- Written exercise
Set the listing down again in full, word for word, with the pictures left out.

* * *

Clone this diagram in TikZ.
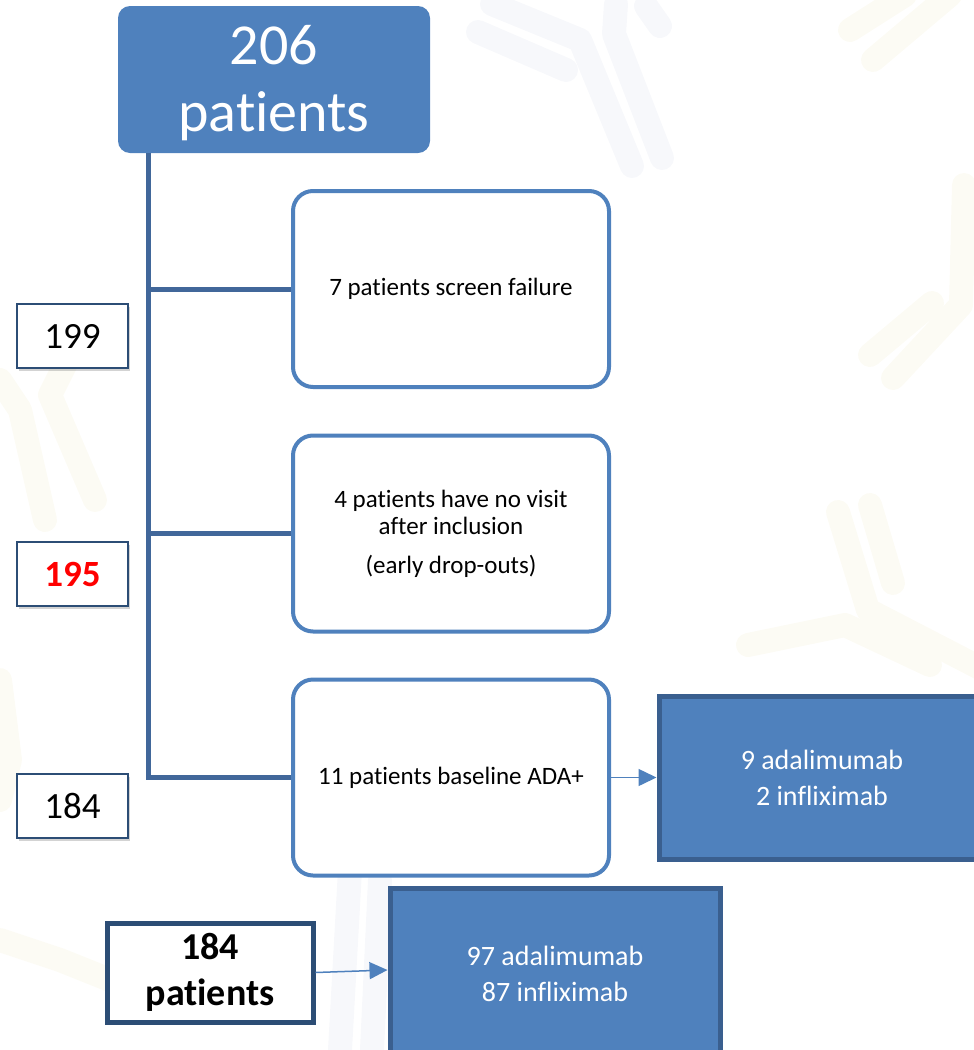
\documentclass[tikz,border=0pt]{standalone}
\usepackage{fontspec}
\setmainfont{Carlito}[Ligatures={NoCommon,NoRare,NoContextual}]
\usetikzlibrary{arrows.meta,shadows}
\newcommand\tieach{t\kern0pt i}
\newcommand\flsep{f\kern0pt l}
\definecolor{fillblue}{HTML}{4F81BD}
\definecolor{trunkblue}{HTML}{41679A}
\definecolor{numborder}{HTML}{2C4D75}
\definecolor{boxborder}{HTML}{3A5F8F}
\definecolor{wmblue}{HTML}{F7F8FB}
\definecolor{wmyellow}{HTML}{FCFBF4}
\begin{document}
\begin{tikzpicture}[x=1pt,y=-1pt,
  wmb/.style={draw=wmblue,line width=24pt,line cap=round,line join=round},
  wmy/.style={draw=wmyellow,line width=24pt,line cap=round,line join=round},
  topbox/.style={fill=fillblue,rounded corners=12pt,minimum width=312pt,minimum height=147pt},
  toptext/.style={text=white,align=center,font=\fontsize{58}{67}\selectfont},
  stagebox/.style={draw=fillblue,fill=white,line width=4pt,rounded corners=20pt,
    minimum width=316pt,minimum height=196pt,align=center,font=\fontsize{25}{27}\selectfont},
  numbox/.style={draw=numborder,fill=white,line width=2pt,minimum width=111pt,minimum height=64pt,
    font=\fontsize{37}{40}\selectfont,
    drop shadow={opacity=0.35,shadow xshift=2pt,shadow yshift=-3pt}},
  drugbox/.style={draw=boxborder,fill=fillblue,line width=5pt,text=white,align=center,
    font=\fontsize{28}{36}\selectfont},
  trunk/.style={draw=trunkblue,line width=5pt},
  arr/.style={draw=fillblue,line width=1.5pt,-{Triangle[length=18pt,width=17pt]}}
]
\useasboundingbox (0,0) rectangle (974,1050);
\clip (0,0) rectangle (974,1050);
% faint watermark antibodies
\draw[wmb] (478,32) -- (566,70);
\draw[wmb] (492,4) -- (580,40) -- (632,166);
\draw[wmb] (616,4) -- (614,34) -- (662,158);
\draw[wmb] (646,6) -- (660,26);
\draw[wmy] (850,30) -- (905,-5);
\draw[wmy] (873,60) -- (950,-5);
\draw[wmy] (964,185) -- (961,305) -- (893,378);
\draw[wmy] (870,355) -- (932,303);
\draw[wmy] (838,512) -- (868,610) -- (980,668);
\draw[wmy] (870,505) -- (893,583);
\draw[wmy] (748,645) -- (845,625) -- (930,665);
\draw[wmy] (75,345) -- (50,395) -- (95,500);
\draw[wmy] (0,380) -- (20,410) -- (45,520);
\draw[wmy] (0,680) -- (10,760) -- (0,800);
\draw[wmy] (0,940) -- (60,960) -- (110,980);
\draw[wmb] (350,870) -- (340,1050);
\draw[wmb] (380,880) -- (372,1050);
% nodes
\node[topbox] (top) at (274,79.5) {};
\node[toptext] (toplabel) at (274,83.5) {206\\pa\tieach ents};
\node[stagebox] (s1) at (451,289) {7 pa\tieach ents screen failure};
\node[stagebox] (s2) at (451,533.5) {4 pa\tieach ents have no visit\\after inclusion\\[12pt](early drop-outs)};
\node[stagebox] (s3) at (451,777.5) {11 pa\tieach ents baseline ADA+};
\node[numbox] (n1) at (72.5,336) {199};
\node[numbox,text=red,font=\fontsize{37}{40}\selectfont\bfseries] (n2) at (72.5,574) {195};
\node[numbox] (n3) at (72.5,806) {184};
\node[drugbox,minimum width=326pt,minimum height=163pt] (r1) at (822,777.5) {9 adalimumab\\2 in\flsep iximab};
\node[draw=numborder,fill=white,line width=5pt,minimum width=206pt,minimum height=99pt,align=center,
  font=\fontsize{38}{46}\selectfont\bfseries] (bl) at (210,972.5) {\rule{0pt}{8pt}184\\pa\tieach ents};
\node[drugbox,minimum width=330pt,minimum height=172pt] (r2) at (555,974) {97 adalimumab\\87 in\flsep iximab};
% connectors
\coordinate (tr) at (148,153);
\draw[trunk] (tr) |- (s3.west);
\draw[trunk] (tr |- s1.west) -- (s1.west);
\draw[trunk] (tr |- s2.west) -- (s2.west);
\draw[arr] (s3.east) -- (r1.west);
\draw[arr] (bl.east) -- ([yshift=4pt]r2.west);
\end{tikzpicture}
\end{document}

* * *

- Written answer
Clone this diagram in TikZ.
\documentclass[tikz,border=0pt]{standalone}
\usepackage{fontspec}
\setmainfont{Carlito}[Ligatures={NoCommon,NoRare,NoContextual}]
\usetikzlibrary{arrows.meta,shadows}
\newcommand\tieach{t\kern0pt i}
\newcommand\flsep{f\kern0pt l}
\definecolor{fillblue}{HTML}{4F81BD}
\definecolor{trunkblue}{HTML}{41679A}
\definecolor{numborder}{HTML}{2C4D75}
\definecolor{boxborder}{HTML}{3A5F8F}
\definecolor{wmblue}{HTML}{F7F8FB}
\definecolor{wmyellow}{HTML}{FCFBF4}
\begin{document}
\begin{tikzpicture}[x=1pt,y=-1pt,
  wmb/.style={draw=wmblue,line width=24pt,line cap=round,line join=round},
  wmy/.style={draw=wmyellow,line width=24pt,line cap=round,line join=round},
  topbox/.style={fill=fillblue,rounded corners=12pt,minimum width=312pt,minimum height=147pt},
  toptext/.style={text=white,align=center,font=\fontsize{58}{67}\selectfont},
  stagebox/.style={draw=fillblue,fill=white,line width=4pt,rounded corners=20pt,
    minimum width=316pt,minimum height=196pt,align=center,font=\fontsize{25}{27}\selectfont},
  numbox/.style={draw=numborder,fill=white,line width=2pt,minimum width=111pt,minimum height=64pt,
    font=\fontsize{37}{40}\selectfont,
    drop shadow={opacity=0.35,shadow xshift=2pt,shadow yshift=-3pt}},
  drugbox/.style={draw=boxborder,fill=fillblue,line width=5pt,text=white,align=center,
    font=\fontsize{28}{36}\selectfont},
  trunk/.style={draw=trunkblue,line width=5pt},
  arr/.style={draw=fillblue,line width=1.5pt,-{Triangle[length=18pt,width=17pt]}}
]
\useasboundingbox (0,0) rectangle (974,1050);
\clip (0,0) rectangle (974,1050);
% faint watermark antibodies
\draw[wmb] (478,32) -- (566,70);
\draw[wmb] (492,4) -- (580,40) -- (632,166);
\draw[wmb] (616,4) -- (614,34) -- (662,158);
\draw[wmb] (646,6) -- (660,26);
\draw[wmy] (850,30) -- (905,-5);
\draw[wmy] (873,60) -- (950,-5);
\draw[wmy] (964,185) -- (961,305) -- (893,378);
\draw[wmy] (870,355) -- (932,303);
\draw[wmy] (838,512) -- (868,610) -- (980,668);
\draw[wmy] (870,505) -- (893,583);
\draw[wmy] (748,645) -- (845,625) -- (930,665);
\draw[wmy] (75,345) -- (50,395) -- (95,500);
\draw[wmy] (0,380) -- (20,410) -- (45,520);
\draw[wmy] (0,680) -- (10,760) -- (0,800);
\draw[wmy] (0,940) -- (60,960) -- (110,980);
\draw[wmb] (350,870) -- (340,1050);
\draw[wmb] (380,880) -- (372,1050);
% nodes
\node[topbox] (top) at (274,79.5) {};
\node[toptext] (toplabel) at (274,83.5) {206\\pa\tieach ents};
\node[stagebox] (s1) at (451,289) {7 pa\tieach ents screen failure};
\node[stagebox] (s2) at (451,533.5) {4 pa\tieach ents have no visit\\after inclusion\\[12pt](early drop-outs)};
\node[stagebox] (s3) at (451,777.5) {11 pa\tieach ents baseline ADA+};
\node[numbox] (n1) at (72.5,336) {199};
\node[numbox,text=red,font=\fontsize{37}{40}\selectfont\bfseries] (n2) at (72.5,574) {195};
\node[numbox] (n3) at (72.5,806) {184};
\node[drugbox,minimum width=326pt,minimum height=163pt] (r1) at (822,777.5) {9 adalimumab\\2 in\flsep iximab};
\node[draw=numborder,fill=white,line width=5pt,minimum width=206pt,minimum height=99pt,align=center,
  font=\fontsize{38}{46}\selectfont\bfseries] (bl) at (210,972.5) {\rule{0pt}{8pt}184\\pa\tieach ents};
\node[drugbox,minimum width=330pt,minimum height=172pt] (r2) at (555,974) {97 adalimumab\\87 in\flsep iximab};
% connectors
\coordinate (tr) at (148,153);
\draw[trunk] (tr) |- (s3.west);
\draw[trunk] (tr |- s1.west) -- (s1.west);
\draw[trunk] (tr |- s2.west) -- (s2.west);
\draw[arr] (s3.east) -- (r1.west);
\draw[arr] (bl.east) -- ([yshift=4pt]r2.west);
\end{tikzpicture}
\end{document}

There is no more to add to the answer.